= Data section =

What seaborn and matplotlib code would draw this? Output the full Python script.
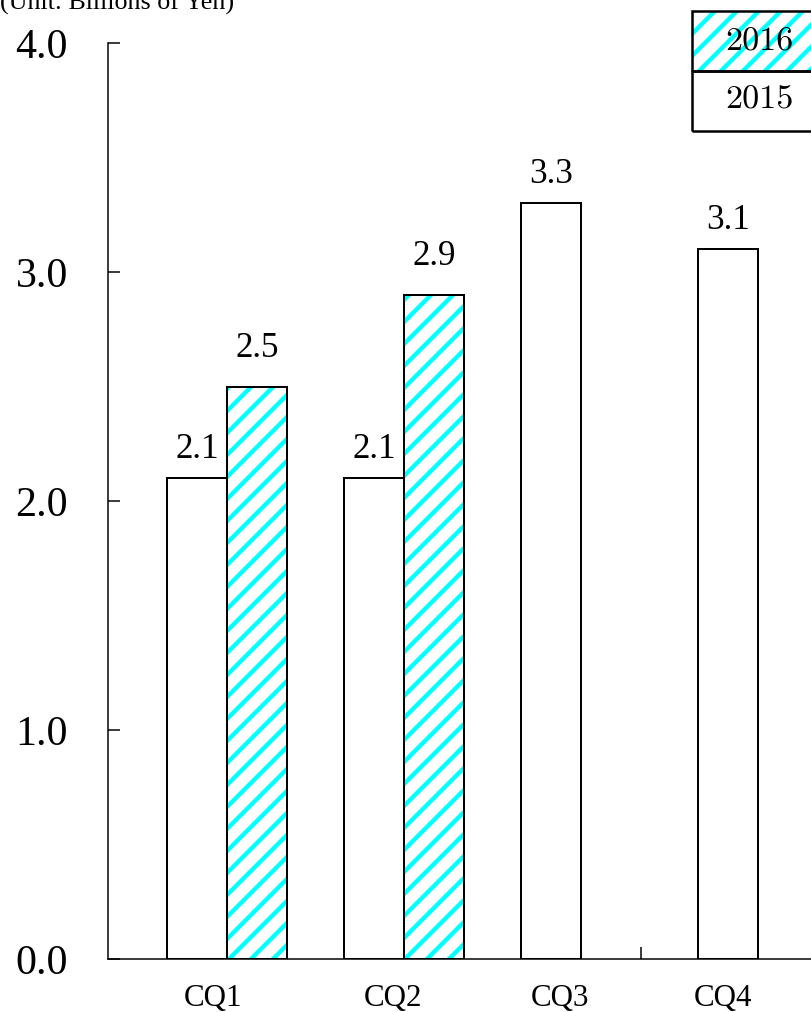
import matplotlib
matplotlib.use("Agg")
import matplotlib.pyplot as plt
from matplotlib.patches import Rectangle
import pandas as pd
import seaborn as sns

# Quarterly sales, billions of yen
quarters = ["CQ1", "CQ2", "CQ3", "CQ4"]
years = ["2015", "2016"]
sales_2015 = [2.1, 2.1, 3.3, 3.1]
sales_2016 = [2.5, 2.9, None, None]
y_ticks = [0.0, 1.0, 2.0, 3.0, 4.0]
unit_label = "(Unit: Billions of Yen)"

DPI = 132
W, H = 811, 1012


def pt(px):
    """Pixel size to points at the figure dpi."""
    return px * 72 / DPI


CYAN = "#00FFFF"
HATCH = "//"

sns.set_theme(style="white", rc={
    "text.color": "black",
    "axes.edgecolor": "black",
    "xtick.color": "black",
    "ytick.color": "black",
    "axes.labelcolor": "black",
})
plt.rcParams["font.family"] = ["Liberation Serif", "DejaVu Serif"]
plt.rcParams["hatch.linewidth"] = pt(4.4)

df = pd.DataFrame({
    "quarter": quarters * 2,
    "year": [years[0]] * len(quarters) + [years[1]] * len(quarters),
    "value": sales_2015 + sales_2016,
}).dropna()

fig = plt.figure(figsize=(W / DPI, H / DPI), dpi=DPI)
ax = fig.add_axes([108 / W, 1 - 959 / H, 1 - 108 / W, (959 - 43) / H])

sns.barplot(data=df, x="quarter", y="value", hue="year",
            order=quarters, hue_order=years, width=0.678,
            palette=["white", "white"], saturation=1,
            edgecolor="black", linewidth=pt(2), legend=False, ax=ax)

# 2016 bars: cyan diagonal hatch with a black outline on top
for bar in ax.containers[1]:
    bar.set_hatch(HATCH)
    bar.set_edgecolor(CYAN)
    bar.set_linewidth(0)
    ax.add_patch(Rectangle(bar.get_xy(), bar.get_width(), bar.get_height(),
                           fill=False, edgecolor="black", linewidth=pt(2),
                           zorder=bar.get_zorder() + 0.1))

# value labels
ax.bar_label(ax.containers[0], fmt="%.1f", padding=pt(12.5), fontsize=pt(35))
ax.bar_label(ax.containers[1], fmt="%.1f", padding=pt(21.5), fontsize=pt(35))

# axes
ax.set_ylim(0, 4)
ax.set_yticks(y_ticks)
ax.set_yticklabels([f"{v:.1f}" for v in y_ticks])
ax.tick_params(axis="y", direction="in", length=pt(12), width=pt(1.5),
               pad=pt(40), labelsize=pt(42), left=True)

ax.set_xlim(-0.672, 3.30)
label_shift = [-0.08, -0.06, -0.12, -0.2]
ax.set_xticks([i + s for i, s in enumerate(label_shift)])
ax.set_xticklabels(quarters)
ax.set_xticks([2.34], minor=True)
ax.tick_params(axis="x", which="major", length=0, pad=pt(25), labelsize=pt(31))
ax.tick_params(axis="x", which="minor", direction="in", length=pt(12),
               width=pt(1.5), bottom=True)
ax.set_xlabel("")
ax.set_ylabel("")

sns.despine(ax=ax, top=True, right=True)
for side in ("left", "bottom"):
    ax.spines[side].set_linewidth(pt(1.5))
    ax.spines[side].set_color("black")

fig.text(0, 1 - 10 / H, unit_label, fontsize=pt(26), ha="left", va="baseline")

# year key in the top-right corner
key_left = 692 / W
key_w = (W - 692 + 10) / W
row_h = 59.5 / H
fig.patches.append(Rectangle((key_left, 1 - 71 / H), key_w, row_h,
                             transform=fig.transFigure, facecolor="white",
                             edgecolor=CYAN, hatch=HATCH, linewidth=0))
for top in (11, 71):
    fig.patches.append(Rectangle((key_left, 1 - (top + 59.5) / H), key_w, row_h,
                                 transform=fig.transFigure, fill=False,
                                 edgecolor="black", linewidth=pt(2.5)))
fig.text(759 / W, 1 - 42 / H, years[1], family="cmr10", fontsize=pt(34),
         ha="center", va="center")
fig.text(759 / W, 1 - 100 / H, years[0], family="cmr10", fontsize=pt(34),
         ha="center", va="center")

fig.savefig("out.png", dpi=DPI)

= What the task requires =
Within the listing above, find every line containing the string "seaborn" and return it.

= The solution =
What seaborn and matplotlib code would draw this? Output the full Python script.
import seaborn as sns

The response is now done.